> **Exercise details**
Copy exactly the lines from the beginning of the data down to and including the line holding "plt.rcParams['mathtext.rm'] = 'Lato'", without any pictures.
— Begin —
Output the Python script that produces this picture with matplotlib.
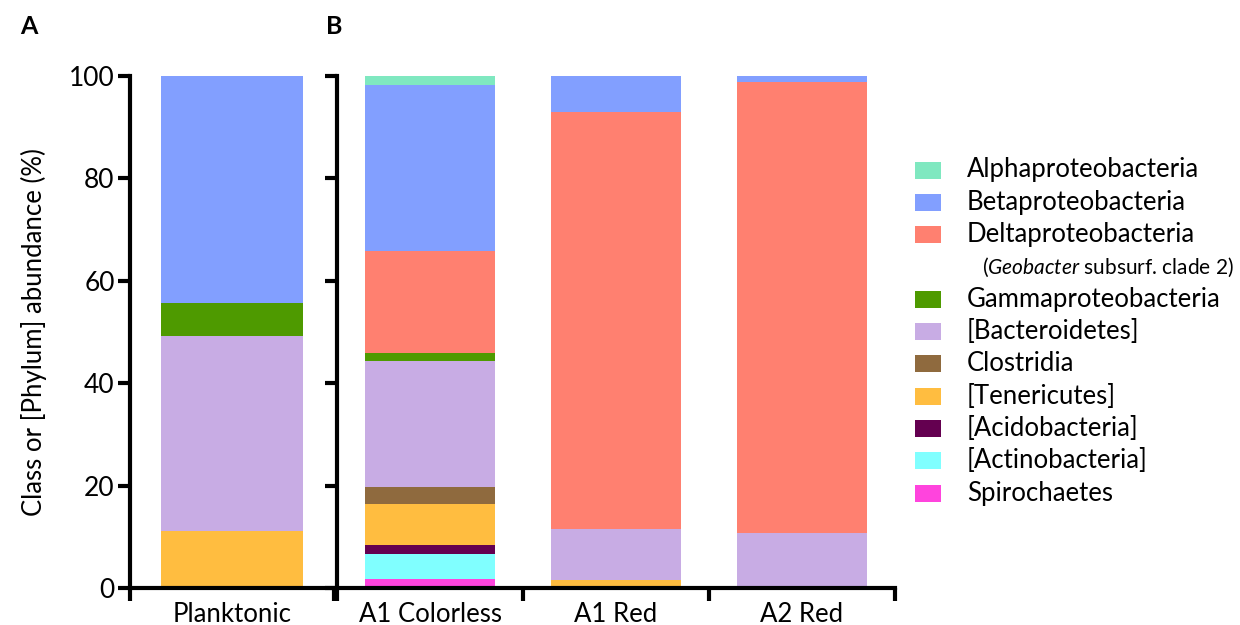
import matplotlib
matplotlib.use('Agg')
import matplotlib.pyplot as plt
import matplotlib.patches as mpatches
import numpy as np

plt.rcParams['font.family'] = ['Lato', 'DejaVu Sans']
plt.rcParams['mathtext.fontset'] = 'custom'
plt.rcParams['mathtext.it'] = 'Lato:italic'
plt.rcParams['mathtext.rm'] = 'Lato'

# taxa, bottom to top of each stack
taxa = ['Spirochaetes', '[Actinobacteria]', '[Acidobacteria]', '[Tenericutes]', 'Clostridia',
        '[Bacteroidetes]', 'Gammaproteobacteria', 'Deltaproteobacteria', 'Betaproteobacteria',
        'Alphaproteobacteria']
colors = ['#FF44DD', '#80FFFF', '#640050', '#FFBD40', '#8F6A3E',
          '#C8ACE4', '#4E9A00', '#FF8070', '#829FFF', '#7FE8C0']

samples_a = ['Planktonic']
samples_b = ['A1 Colorless', 'A1 Red', 'A2 Red']

# percent per taxon, same order as taxa
planktonic = [0, 0, 0, 11.2, 0, 38.0, 6.5, 0, 44.3, 0]
a1_colorless = [1.7, 4.9, 1.8, 8.0, 3.3, 24.6, 1.6, 19.9, 32.4, 1.8]
a1_red = [0, 0, 0, 1.6, 0, 9.9, 0, 81.5, 7.0, 0]
a2_red = [0, 0, 0, 0, 0, 10.7, 0, 88.1, 1.2, 0]

fig = plt.figure(figsize=(12.4, 6.25), dpi=100)
axA = fig.add_axes([0.1048, 0.0592, 0.1645, 0.8192])
axB = fig.add_axes([0.2718, 0.0592, 0.450, 0.8192])


def stack(ax, names, data):
    data = np.array(data).T  # taxa x samples
    x = np.arange(len(names))
    bottom = np.zeros(len(names))
    for i in range(len(taxa)):
        ax.bar(x, data[i], bottom=bottom, width=0.70, color=colors[i], linewidth=0)
        bottom += data[i]


def style(ax, names, show_y):
    n = len(names)
    ax.set_xlim(-0.5, n - 0.5)
    ax.set_ylim(0, 100)
    for s in ['top', 'right']:
        ax.spines[s].set_visible(False)
    for s in ['left', 'bottom']:
        ax.spines[s].set_linewidth(3)
    ax.set_yticks([0, 20, 40, 60, 80, 100])
    ax.tick_params(axis='y', length=9, width=3, labelsize=19, pad=2)
    if not show_y:
        ax.set_yticklabels([])
    ax.set_xticks(np.arange(n))
    ax.set_xticklabels(names, fontsize=18.5)
    ax.tick_params(axis='x', which='major', length=0, pad=10)
    ax.set_xticks(np.arange(n + 1) - 0.5, minor=True)
    ax.tick_params(axis='x', which='minor', length=9, width=3)


stack(axA, samples_a, [planktonic])
stack(axB, samples_b, [a1_colorless, a1_red, a2_red])
style(axA, samples_a, True)
style(axB, samples_b, False)
axA.set_ylabel('Class or [Phylum] abundance (%)', fontsize=18.5, labelpad=16)

fig.text(0.016, 0.958, 'A', fontsize=18, fontweight='bold', va='center')
fig.text(0.263, 0.958, 'B', fontsize=18, fontweight='bold', va='center')

# legend, drawn by hand to fit the extra Geobacter line
legend_order = list(range(len(taxa)))[::-1]
row = 0
y0 = 1 - 170 / 625
dy = 32.3 / 625
for i in legend_order:
    y = y0 - row * dy
    fig.add_artist(mpatches.Rectangle((915 / 1240, y - 8.5 / 625), 26 / 1240, 17 / 625,
                                      transform=fig.transFigure, color=colors[i], lw=0))
    fig.text(967 / 1240, y, taxa[i], fontsize=18.5, va='center')
    row += 1
    if taxa[i] == 'Deltaproteobacteria':
        fig.text(982 / 1240, y0 - row * dy, r'($\mathit{Geobacter}$ subsurf. clade 2)',
                 fontsize=15, va='center')
        row += 1

fig.savefig('out.png', dpi=100)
— End —
> **Final result**
Output the Python script that produces this picture with matplotlib.
import matplotlib
matplotlib.use('Agg')
import matplotlib.pyplot as plt
import matplotlib.patches as mpatches
import numpy as np

plt.rcParams['font.family'] = ['Lato', 'DejaVu Sans']
plt.rcParams['mathtext.fontset'] = 'custom'
plt.rcParams['mathtext.it'] = 'Lato:italic'
plt.rcParams['mathtext.rm'] = 'Lato'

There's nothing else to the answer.